3.5.1 General Practice

All plumbing work shall be carried out by an appropriate LP.
Whenever the major components are replaced, the following shall be checked:
Specification of solar collectors
Water valves
Control set point
Function and operation
Maintenance records and technical information shall be updated after replacement.
Before the replacement of system components, drain the water from the hot water pipe and make sure the water to the water heater has been completely shut off.
Statutory submission to the WSD may be required if water pipework is changed during maintenance. The reader should refer to the Waterworks Ordinance.

3.5.2 Best Practice

Corrective maintenance carried out during the night or low irradiation hours shall be considered as best practice in avoiding high temperature.
The response time for corrective maintenance or conditions that introduce a safety problem should be addressed and reviewed regularly.

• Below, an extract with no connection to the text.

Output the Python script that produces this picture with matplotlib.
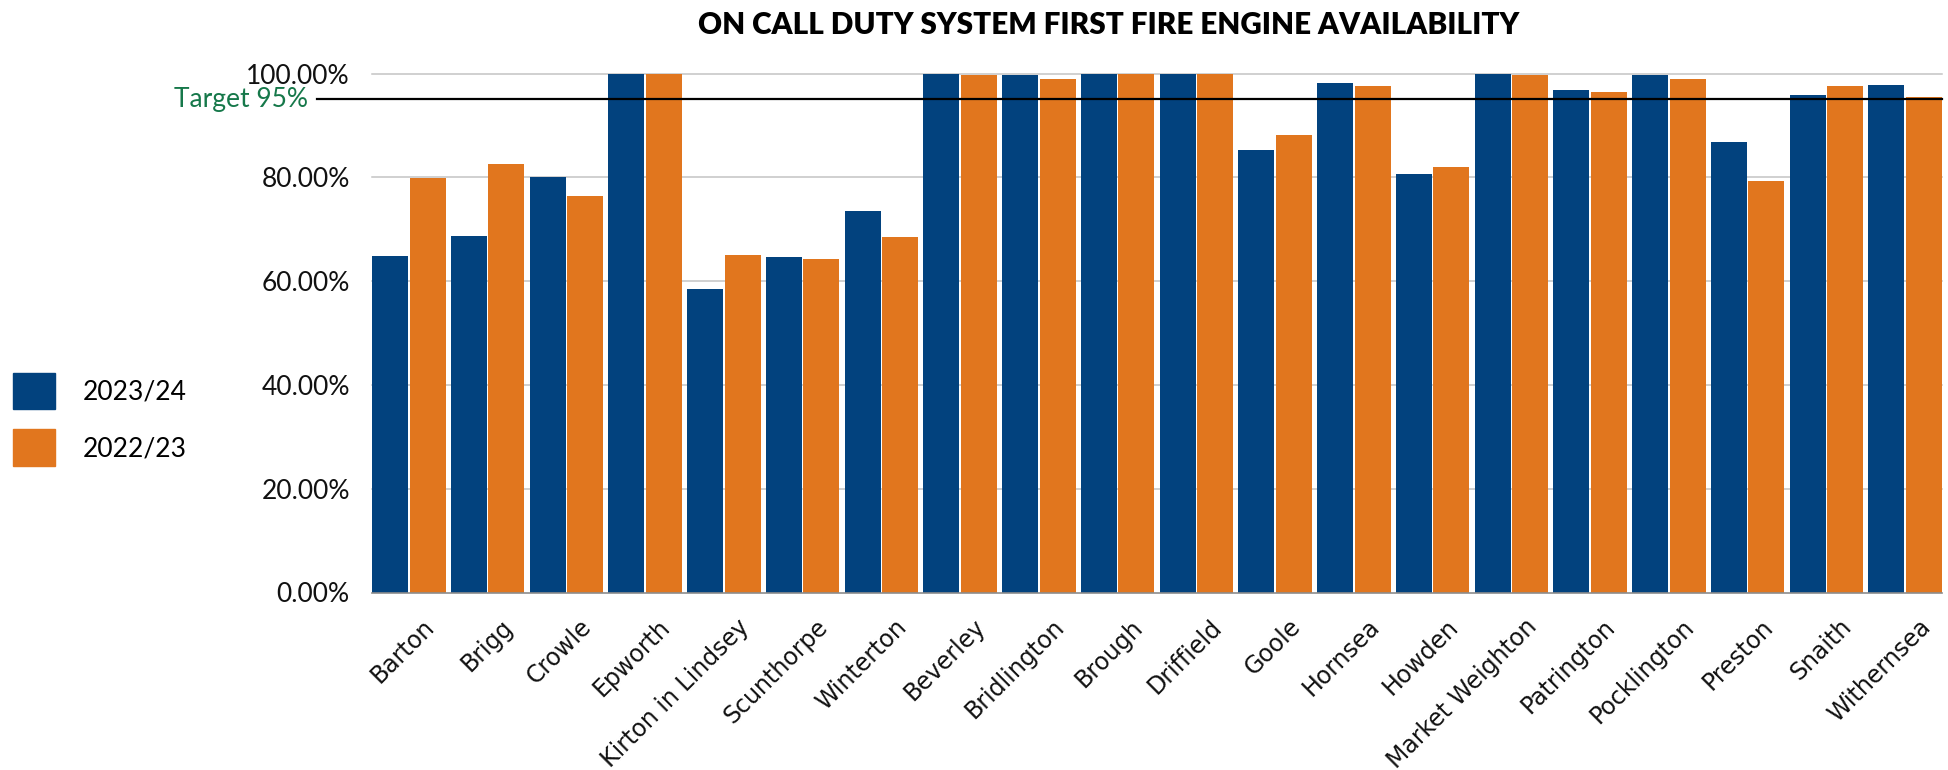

3.6 Spare Parts Management

3.6.1 General Practice

The stocking levels of spare parts depend on the following parameters:
Frequency of failure
Impact of failure
Cost of spare parts
Degradation of spare parts over time
Equipment reliability
Solar water heating system operators shall maintain an updated list of spare parts suppliers and sufficient spare parts. The minimum spare parts are listed below:
Temperature/pressure relief valve
Air vent
The solar water heating system operator should formulate the spare part list according to their needs.

3.6.2 Best Practice

The type and quantity of on-site spare parts should be derived from fault history and maintenance records and reviewed regularly.
The obsolescence of spare parts and the availability of substitutes should be reviewed regularly.

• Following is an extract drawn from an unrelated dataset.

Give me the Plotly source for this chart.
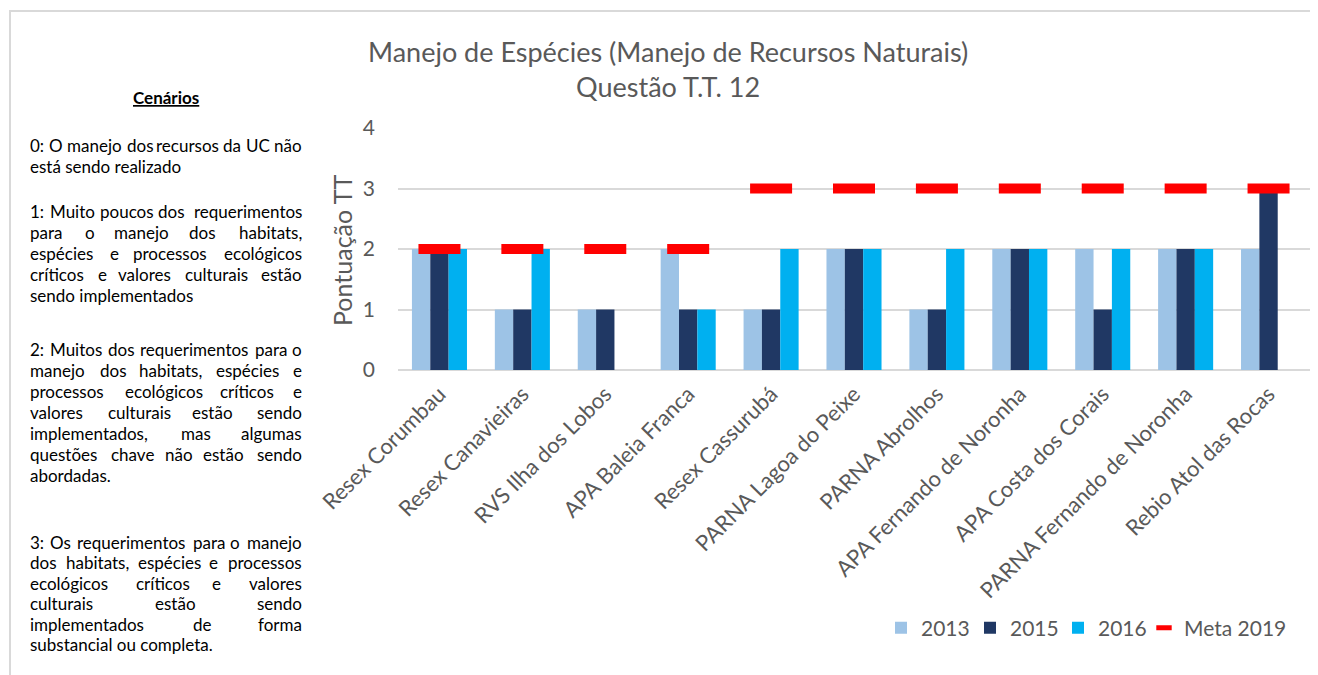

3.7 Safety and Environmental Management

3.7.1 General Practice

Prior to any maintenance work of solar water heating system, it is necessary to:
Identify all possible risks
Determine the work practices that will be undertaken to remove the risks, or to minimise the risks if they cannot be removed altogether
Communicate with all staff working on-site about these risks and how they will be removed or minimised

3.7.2 Best Practice

The solar water heating system operator should establish an Environment Management System (e.g., ISO 14001) and a Safety Management System (e.g., OHSAS 18001 or ISO 45001).

3.8 Structure and Qualifications of O&M Teams

3.8.1 General Practice

An organisation chart with the names and contact numbers of the O&M team should be provided. The technical staff for the water supply system shall be LPs while those for the electrical system shall be REWs.